Von „tiefer Freundschaft“, mit der Lorsch und Zwevegem verbunden seien, sprach Bürgermeister Schönung in seiner Rede. Er erinnerte an das über lange Jahre gelungene „Dreierbündnis“ Lorsch, Le Coteau und Zwevegem, das Generationen prägte. Dass eine Fahrt in ein europäisches Nachbarland heutzutage kein besonderes Ereignis mehr ist, verschwieg er aber nicht. Gerade für junge Leute gilt das angesichts der ihnen vertrauten Globalisierung und problemlosen Mobilität.
Multinationale Jugendcamps
Es müssten „vermehrt andere Formen der Kooperationen gefunden werden, damit Städtepartnerschaften weiter einen Beitrag für ein friedliches Zusammenleben leisten können“, sagte er. Hierzu gehöre ein „weiterer Ausbau der städtepartnerschaftlichen Netzwerke, auch auf anderen Ebenen“. Schönung brachte „multinationale Jugendcamps“ ins Gespräch, regte an, über „Workshops mit Menschen mit Behinderungen“ nachzudenken und darüber, den Schüler- und Studierendenaustausch auch auf Auszubildende auszuweiten. Dass die Corona-Beschränkungen die Kontakte zuletzt enorm erschwerten, ist unstrittig.
Keine spontane Begeisterung
Auch Marc Doutreluingne stellte in seiner Ansprache fest, dass Ausflüge in die Partnerstädte heutzutage grundsätzlich so einfach geworden seien, dass sie „keine oder zumindest zu wenig spontane Begeisterung in der Bevölkerung“ auslösten. Europa habe sich in einem halben Jahrhundert „tiefgreifend verändert“. In Zwevegem sei deshalb eine Arbeitsgruppe namens „Freunde der Verbrüderung“ ins Leben gerufen worden, deren Mitglieder sich darum kümmern, Aktivitäten zu organisieren. Auch die belgische Schule steuere jedes Jahr eine pädagogische Verbrüderungsaktivität bei, die in der Bevölkerung vermittelt werde, berichtete Doutreluingne.
Die „guten und schönen Traditionen“ zwischen Lorsch und Zwevegem müssten erhalten werden.
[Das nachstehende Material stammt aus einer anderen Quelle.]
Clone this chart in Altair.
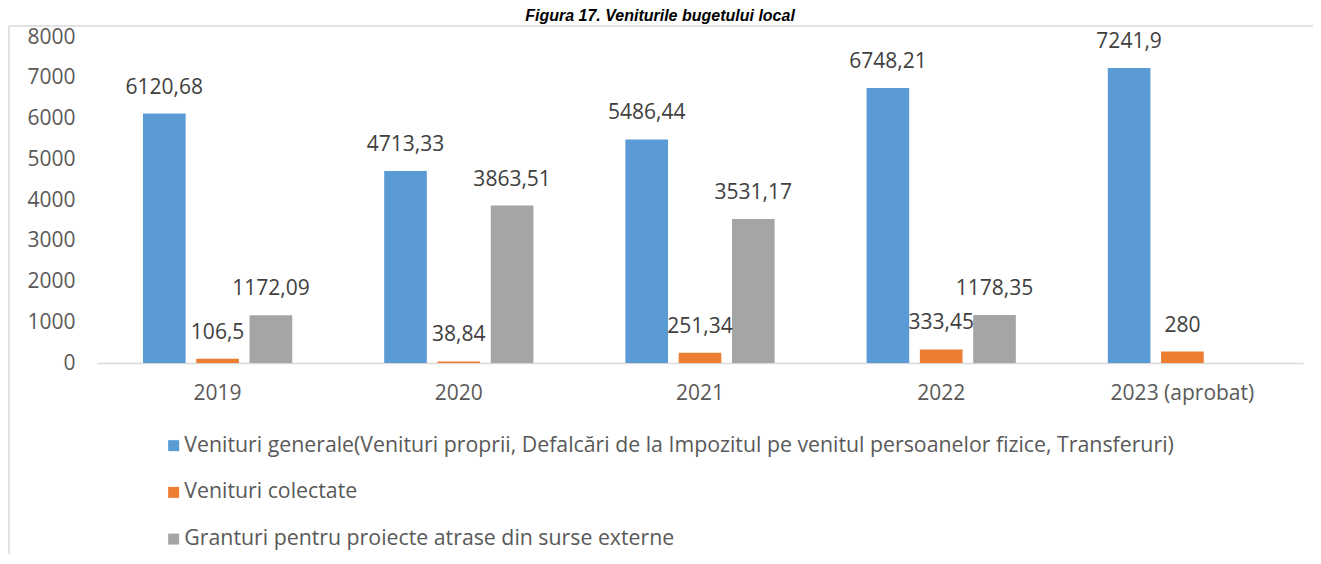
import altair as alt
import pandas as pd

title_text = "Figura 17. Veniturile bugetului local"
years = ["2019", "2020", "2021", "2022", "2023 (aprobat)"]
series = [
    "Venituri generale(Venituri proprii, Defalcări de la Impozitul pe venitul persoanelor fizice, Transferuri)",
    "Venituri colectate",
    "Granturi pentru proiecte atrase din surse externe",
]
generale = [6120.68, 4713.33, 5486.44, 6748.21, 7241.9]
colectate = [106.5, 38.84, 251.34, 333.45, 280]
granturi = [1172.09, 3863.51, 3531.17, 1178.35, None]
colors = ["#5B9BD5", "#ED7D31", "#A5A5A5"]
y_ticks = [0, 1000, 2000, 3000, 4000, 5000, 6000, 7000, 8000]

rows = []
for s, vals in zip(series, [generale, colectate, granturi]):
    for y, v in zip(years, vals):
        if v is None:
            continue
        rows.append({"year": y, "series": s, "value": v,
                     "label": f"{v:g}".replace(".", ",")})
df = pd.DataFrame(rows)
one = pd.DataFrame([{"t": title_text}])

FONT = "Open Sans"

base = alt.Chart(df).encode(
    x=alt.X("year:N", sort=years,
            scale=alt.Scale(paddingInner=0, paddingOuter=0),
            axis=alt.Axis(title=None, labelAngle=0, ticks=False, labelPadding=19,
                          labelFontSize=21, labelColor="#595959", labelFont=FONT,
                          domainColor="#d9d9d9", domainWidth=1.5)),
    xOffset=alt.XOffset("series:N", sort=series,
                        scale=alt.Scale(paddingInner=0.2, paddingOuter=0.8625)),
)

bars = base.mark_bar().encode(
    y=alt.Y("value:Q", scale=alt.Scale(domain=[0, 8000], nice=False),
            axis=alt.Axis(values=y_ticks, format="d", title=None, grid=False,
                          ticks=False, domain=False, labelPadding=22,
                          labelFontSize=21, labelColor="#595959", labelFont=FONT)),
    color=alt.Color("series:N", sort=series,
                    scale=alt.Scale(domain=series, range=colors),
                    legend=alt.Legend(orient="none", legendX=66, legendY=398,
                                      title=None, symbolType="square",
                                      symbolSize=121, symbolStrokeWidth=0,
                                      labelFontSize=21.3, labelColor="#595959",
                                      labelFont=FONT, rowPadding=24.7,
                                      labelLimit=1300, direction="vertical",
                                      padding=0, labelOffset=0)),
)

labels = base.mark_text(dy=-26, baseline="middle", fontSize=21,
                        color="#404040", font=FONT).encode(
    y=alt.Y("value:Q"),
    text="label:N",
)

border_top = alt.Chart(one).mark_rule(color="#d9d9d9", strokeWidth=1.5).encode(
    x=alt.value(-88), x2=alt.value(1216), y=alt.value(-11),
)
border_left = alt.Chart(one).mark_rule(color="#d9d9d9", strokeWidth=1.5).encode(
    x=alt.value(-88), y=alt.value(-11), y2=alt.value(600),
)

title = alt.Chart(one).mark_text(font="Liberation Sans", fontWeight="bold",
                                 fontStyle="italic", fontSize=16,
                                 align="center", baseline="alphabetic",
                                 color="#000000").encode(
    x=alt.value(563), y=alt.value(-16), text="t:N",
)

chart = alt.layer(border_top, border_left, title, bars, labels).properties(
    width=1206, height=326,
    autosize=alt.AutoSizeParams(type="none"),
    padding={"left": 89, "top": 29, "right": 10, "bottom": 191},
).configure_view(strokeWidth=0)

chart.save("out.html", embed_options={"renderer": "svg", "actions": False})
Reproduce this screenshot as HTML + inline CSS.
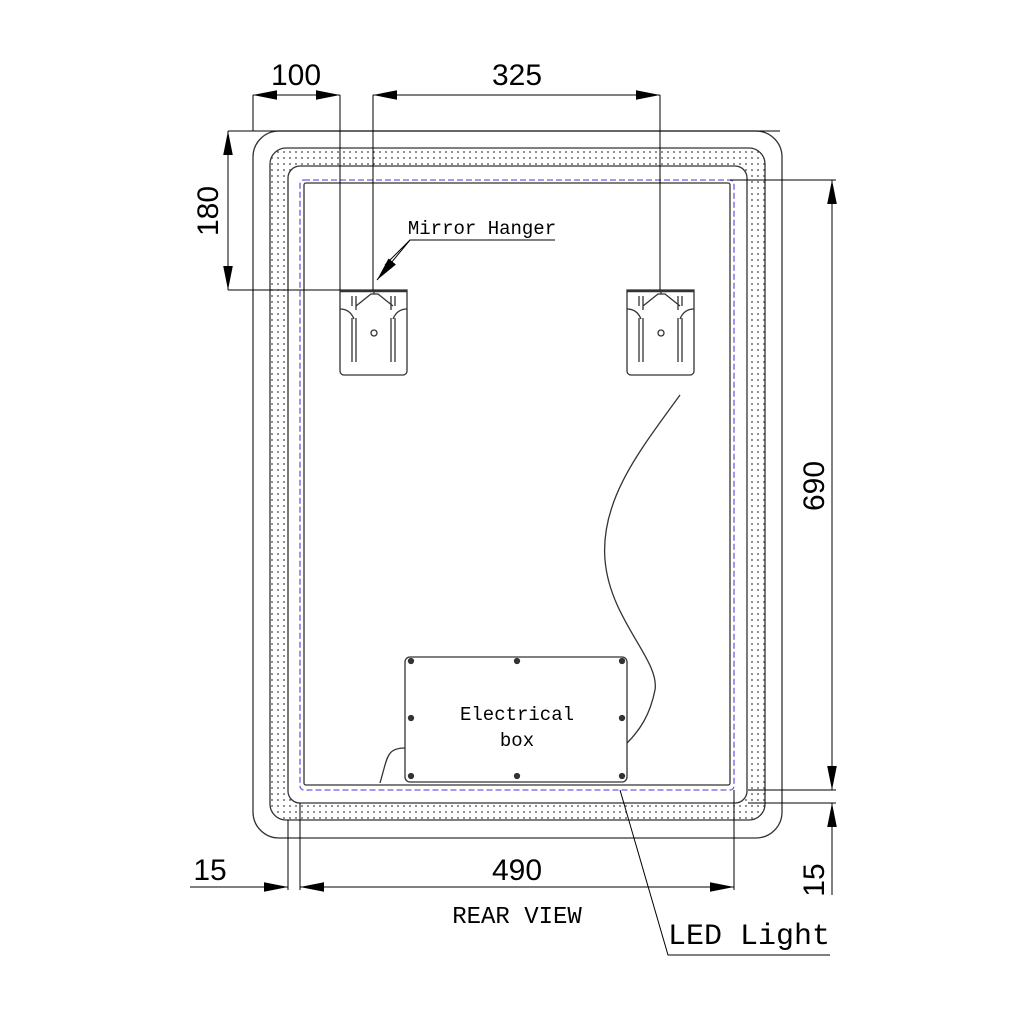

Man müsse arbeiten, um sie auf dem gewünschten Niveau zu halten. Er blicke aber „zuversichtlich in die Zukunft“, unterstrich der Zwevegemer Verwaltungschef.
Musik verbindet Menschen über alle eventuellen Sprachbarrieren hinweg. Das bewiesen beim Empfang Petra Weis am Flügel und Barbara Mauch-Heinke an der Violine, die mehrere begeisternde Stücke darboten. Das Publikum applaudierte stehend. Mit guten Tropfen prostete man sich anschließend zu, zur Stärkung gab es unter anderem Kartoffeln, Würste, dunkles Brot, Handkäs, Spundekäs und Obstsalat.
Die Gäste trugen sich ins goldene Buch der Stadt ein. Am Montag ging es für alle wieder nach Hause. Gehofft wurde auf ein baldiges Wiedersehen.